* [Goal of the exercise]
Search the data for the word "that" and copy every line where it occurs.

----

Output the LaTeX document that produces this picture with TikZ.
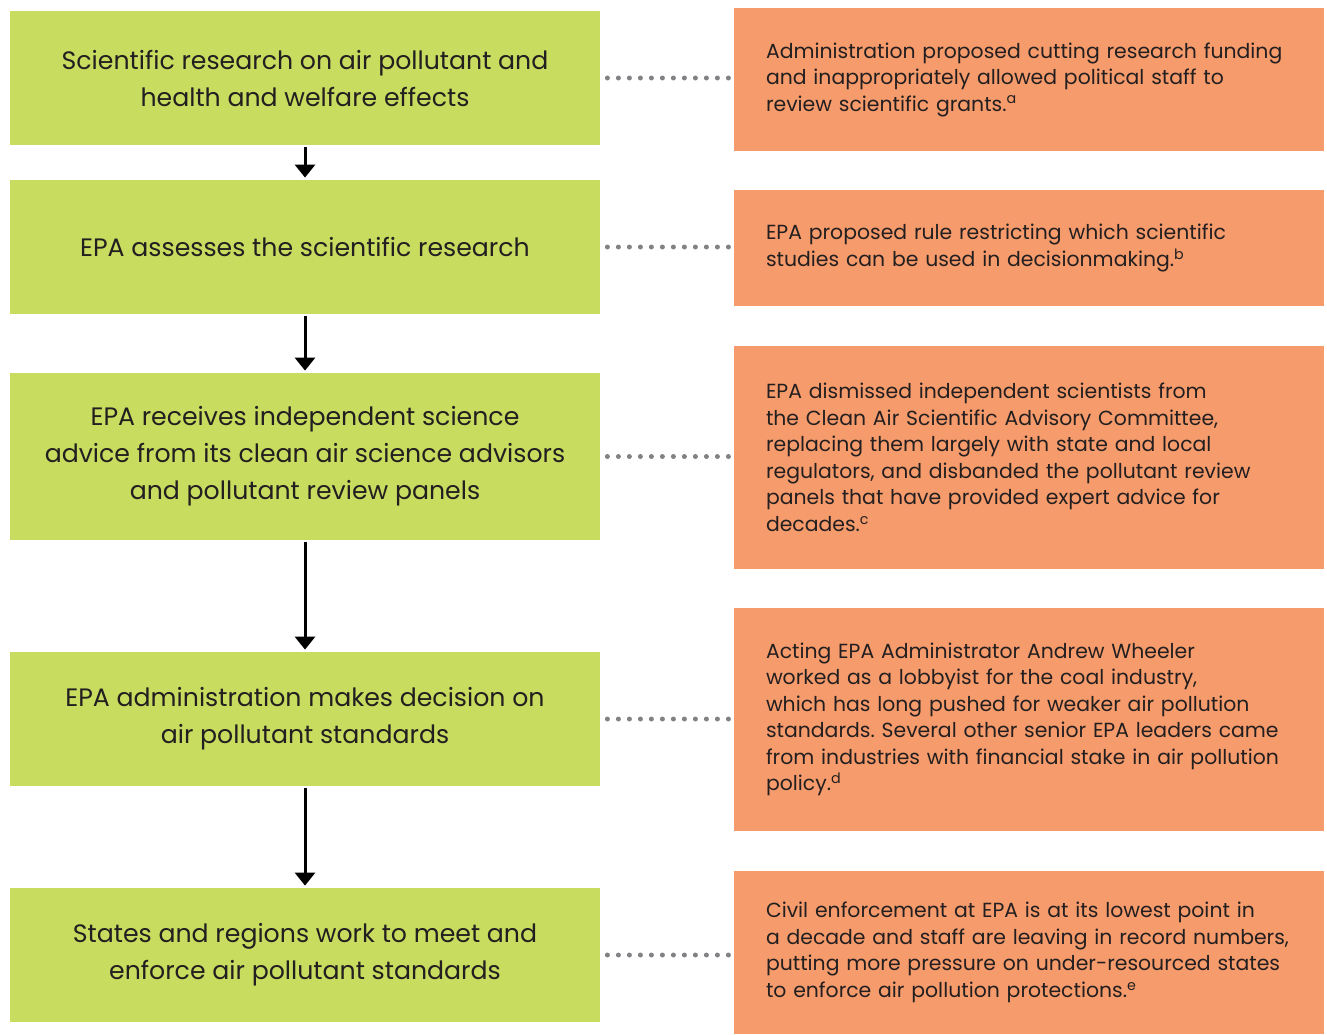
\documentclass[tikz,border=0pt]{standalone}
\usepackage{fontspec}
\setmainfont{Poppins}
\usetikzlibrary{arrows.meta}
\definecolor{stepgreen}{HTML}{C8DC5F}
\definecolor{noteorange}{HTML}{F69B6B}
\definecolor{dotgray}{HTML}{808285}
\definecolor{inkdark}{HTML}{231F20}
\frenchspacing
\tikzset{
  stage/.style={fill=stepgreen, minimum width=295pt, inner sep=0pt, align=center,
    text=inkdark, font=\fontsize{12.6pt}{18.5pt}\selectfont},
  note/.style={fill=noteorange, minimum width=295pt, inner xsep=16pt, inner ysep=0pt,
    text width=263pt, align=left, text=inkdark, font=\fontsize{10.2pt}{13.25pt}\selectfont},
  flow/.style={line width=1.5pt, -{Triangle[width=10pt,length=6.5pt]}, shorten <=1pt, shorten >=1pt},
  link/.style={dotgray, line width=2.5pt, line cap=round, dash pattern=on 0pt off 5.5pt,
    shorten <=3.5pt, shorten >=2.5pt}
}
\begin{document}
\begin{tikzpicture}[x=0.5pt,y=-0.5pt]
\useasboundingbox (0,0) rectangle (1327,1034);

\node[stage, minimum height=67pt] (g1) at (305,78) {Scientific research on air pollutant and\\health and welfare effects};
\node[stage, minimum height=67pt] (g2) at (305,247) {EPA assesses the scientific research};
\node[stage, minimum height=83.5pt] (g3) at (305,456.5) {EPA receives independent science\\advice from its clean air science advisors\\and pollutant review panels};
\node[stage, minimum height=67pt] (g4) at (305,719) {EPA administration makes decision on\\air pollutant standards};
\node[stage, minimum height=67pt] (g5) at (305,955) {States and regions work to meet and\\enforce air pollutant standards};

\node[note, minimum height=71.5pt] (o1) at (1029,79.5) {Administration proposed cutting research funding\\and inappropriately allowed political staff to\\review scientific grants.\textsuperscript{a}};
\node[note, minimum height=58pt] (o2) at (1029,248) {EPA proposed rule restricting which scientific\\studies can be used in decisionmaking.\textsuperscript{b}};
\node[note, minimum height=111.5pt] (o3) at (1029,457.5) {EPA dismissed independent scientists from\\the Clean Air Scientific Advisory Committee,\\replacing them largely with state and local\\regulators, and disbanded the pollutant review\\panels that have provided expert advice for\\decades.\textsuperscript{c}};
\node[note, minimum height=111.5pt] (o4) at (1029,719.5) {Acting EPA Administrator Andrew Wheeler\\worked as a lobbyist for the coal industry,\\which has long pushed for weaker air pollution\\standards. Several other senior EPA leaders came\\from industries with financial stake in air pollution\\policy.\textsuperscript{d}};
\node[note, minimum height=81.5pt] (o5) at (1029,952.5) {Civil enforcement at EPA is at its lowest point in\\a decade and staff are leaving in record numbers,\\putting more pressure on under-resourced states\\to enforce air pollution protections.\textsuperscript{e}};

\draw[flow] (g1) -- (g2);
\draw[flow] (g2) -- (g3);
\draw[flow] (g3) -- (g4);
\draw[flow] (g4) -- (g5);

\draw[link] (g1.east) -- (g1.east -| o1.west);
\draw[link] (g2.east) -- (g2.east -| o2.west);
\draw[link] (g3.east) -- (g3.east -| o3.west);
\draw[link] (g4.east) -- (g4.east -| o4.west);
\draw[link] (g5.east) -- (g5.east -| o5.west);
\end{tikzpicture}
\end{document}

----

* [The output]
Output the LaTeX document that produces this picture with TikZ.
\node[note, minimum height=111.5pt] (o3) at (1029,457.5) {EPA dismissed independent scientists from\\the Clean Air Scientific Advisory Committee,\\replacing them largely with state and local\\regulators, and disbanded the pollutant review\\panels that have provided expert advice for\\decades.\textsuperscript{c}};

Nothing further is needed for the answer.